The findings suggest rapastinel could be useful to help manage withdrawal during the critical first days after someone has entered treatment and is trying to abstain from opioid use, according to researchers.
“We have found that rapastinel has potential as a new treatment for opioid dependence, as it is effective in reducing withdrawal signs and has not been shown to produce any negative side effects,” said Julia Ferrante, an undergraduate at Villanova University who conducted the research with Cynthia M. Kuhn, PhD, professor of pharmacology and cancer biology at Duke University. “By reducing withdrawal symptoms, the patient feels less discomfort during treatment, and we hypothesize this would lead to a decreased risk of relapse.”
Ferrante will present the research at the American Society for Pharmacology and Experimental Therapeutics annual meeting during the 2019 Experimental Biology meeting, held April 6-9 in Orlando, Florida.
“Our research suggests that new alternatives to standard treatments for opioid dependence have potential to be safer and more effective,” Ferrante added. “Rapastinel research for opioid dependency is currently only being done in rodents, but if the drug continues to have successful trials, it may enter clinical trials for use in humans.”
Buprenorphine and methadone, the most common drugs used to help people quit opioid abuse, are problematic because they are themselves opioids and can be addictive, have unpleasant and sometimes dangerous side effects and often must be used for months to avoid relapse. Ketamine, which has been proposed as an alternative, non-opioid treatment for opioid withdrawal, also has the potential for abuse and can cause hallucinations and other negative side effects.
Rapastinel, developed as an antidepressant, binds to the same receptor as ketamine but at a different site, where it has a milder effect. While a clinical trial recently concluded rapastinel is not effective against depression, trials have shown it is well tolerated and has no serious side effects.
In the new study, Ferrante and Kuhn modeled opioid dependence in rats and then tracked signs of withdrawal in groups of rats given either rapastinel, ketamine or a saline solution. On the third day, rats given rapastinel showed significantly fewer signs of withdrawal than rats given either ketamine or saline, which showed roughly equal amounts of withdrawal signs.

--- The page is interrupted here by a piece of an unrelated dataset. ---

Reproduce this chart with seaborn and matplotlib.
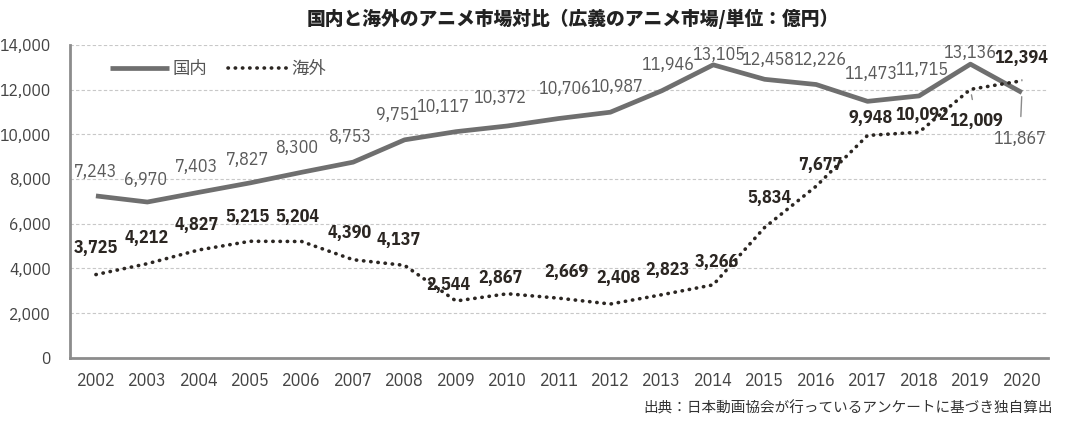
import matplotlib.pyplot as plt
import seaborn as sns
import pandas as pd
from matplotlib.ticker import FixedLocator

# データ
years = list(range(2002, 2021))
domestic = [7243, 6970, 7403, 7827, 8300, 8753, 9751, 10117, 10372, 10706,
            10987, 11946, 13105, 12458, 12226, 11473, 11715, 13136, 11867]
overseas = [3725, 4212, 4827, 5215, 5204, 4390, 4137, 2544, 2867, 2669,
            2408, 2823, 3266, 5834, 7677, 9948, 10092, 12009, 12394]
y_ticks = [0, 2000, 4000, 6000, 8000, 10000, 12000, 14000]

title = "国内と海外のアニメ市場対比（広義のアニメ市場/単位：億円）"
source = "出典：日本動画協会が行っているアンケートに基づき独自算出"

# ラベルのずらし量（ピクセル）
dom_off = [(0, 24), (-2, 22), (-2, 25), (-3, 23), (-5, 24), (-3, 25), (-7, 25),
           (-13, 25), (-8, 28), (6, 29), (6, 25), (6, 26), (5, 10), (3, 19),
           (3, 25), (3, 27), (3, 26), (-1, 11), (-2, -46)]
ovs_off = [(0, 27), (-1, 26), (-2, 25), (-3, 24), (-4, 25), (-4, 27), (-6, 25),
           (-7, 16), (-7, 16), (8, 26), (8, 26), (6, 25), (4, 23), (5, 29),
           (4, 21), (3, 17), (3, 17), (6, -32), (0, 23)]

df = pd.DataFrame({'year': years, 'domestic': domestic, 'overseas': overseas})

sns.set_style("white")
plt.rcParams['font.family'] = ['IBM Plex Sans Condensed', 'Noto Sans CJK JP', 'DejaVu Sans']
jp = ['Noto Sans CJK JP', 'DejaVu Sans']

fig = plt.figure(figsize=(10.8, 4.23), dpi=100)
ax = fig.add_axes([0.065, 0.154, 0.905, 0.740])

dom_color = '#6f6f6f'
ovs_color = '#2b2622'

sns.lineplot(data=df, x='year', y='domestic', ax=ax, color=dom_color,
             linewidth=3.4, label='国内', solid_capstyle='butt')
sns.lineplot(data=df, x='year', y='overseas', ax=ax, color=ovs_color,
             linewidth=2.6, label='海外', linestyle=(0, (0.1, 1.9)),
             dash_capstyle='round')

for i, (yr, v) in enumerate(zip(years, domestic)):
    dx, dy = dom_off[i]
    kw = {}
    if dy < 0:
        kw['arrowprops'] = dict(arrowstyle='-', color='#8a8a8a', lw=1,
                                shrinkA=7, shrinkB=3)
    ax.annotate(f"{v:,}", (yr, v), xytext=(dx, dy), textcoords='offset pixels',
                ha='center', va='center', fontsize=13, color='#5a5a5a', **kw)

for i, (yr, v) in enumerate(zip(years, overseas)):
    dx, dy = ovs_off[i]
    kw = {}
    if yr >= 2019:
        kw['arrowprops'] = dict(arrowstyle='-', color='#8a8a8a', lw=1,
                                shrinkA=7, shrinkB=4)
    ax.annotate(f"{v:,}", (yr, v), xytext=(dx, dy), textcoords='offset pixels',
                ha='center', va='center', fontsize=13, fontweight='bold',
                color=ovs_color, **kw)

ax.set_xlim(2001.5, 2020.5)
ax.set_ylim(0, 14000)
ax.set_xticks(years)
ax.set_xticklabels([str(y) for y in years])
ax.xaxis.set_minor_locator(FixedLocator([y + 0.5 for y in years]))
ax.set_yticks(y_ticks)
ax.set_yticklabels([f"{t:,}" for t in y_ticks])
ax.set_xlabel('')
ax.set_ylabel('')

ax.grid(axis='y', color='#c8c8c8', linestyle=(0, (3, 2)), linewidth=0.8)
ax.set_axisbelow(True)
for s in ['top', 'right']:
    ax.spines[s].set_visible(False)
for s in ['left', 'bottom']:
    ax.spines[s].set_color('#8c8c8c')
    ax.spines[s].set_linewidth(2)

ax.tick_params(axis='x', which='major', length=0, pad=10, labelsize=13,
               labelcolor='#444444')
ax.tick_params(axis='x', which='minor', direction='in', length=5, width=1.5,
               color='#8c8c8c')
ax.tick_params(axis='y', length=0, pad=14, labelsize=12.5, labelcolor='#444444')

leg = ax.legend(loc='upper left', ncol=2, frameon=False,
                prop={'family': jp, 'size': 12.5},
                handlelength=3.4, columnspacing=1.2, handletextpad=0.2,
                bbox_to_anchor=(0.025, 1.0))
for t in leg.get_texts():
    t.set_color('#555555')

fig.text(0.53, 0.955, title, ha='center', va='center', fontsize=13.5,
         fontweight='heavy', color='#222222', family=jp)
fig.text(0.975, 0.035, source, ha='right', va='center', fontsize=10.5,
         color='#333333', family=jp)

fig.savefig('out.png', dpi=100)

To move toward clinical trials in humans, researchers will continue to investigate rapastinel’s effects on a molecular level and study whether the drug can reduce the likelihood of relapse. If approved for treating opioid dependence, rapastinel would likely be administered intravenously, possibly in an outpatient setting, Ferrante said. It is unknown how long patients would need to use rapastinel to ensure complete recovery from opioid dependence.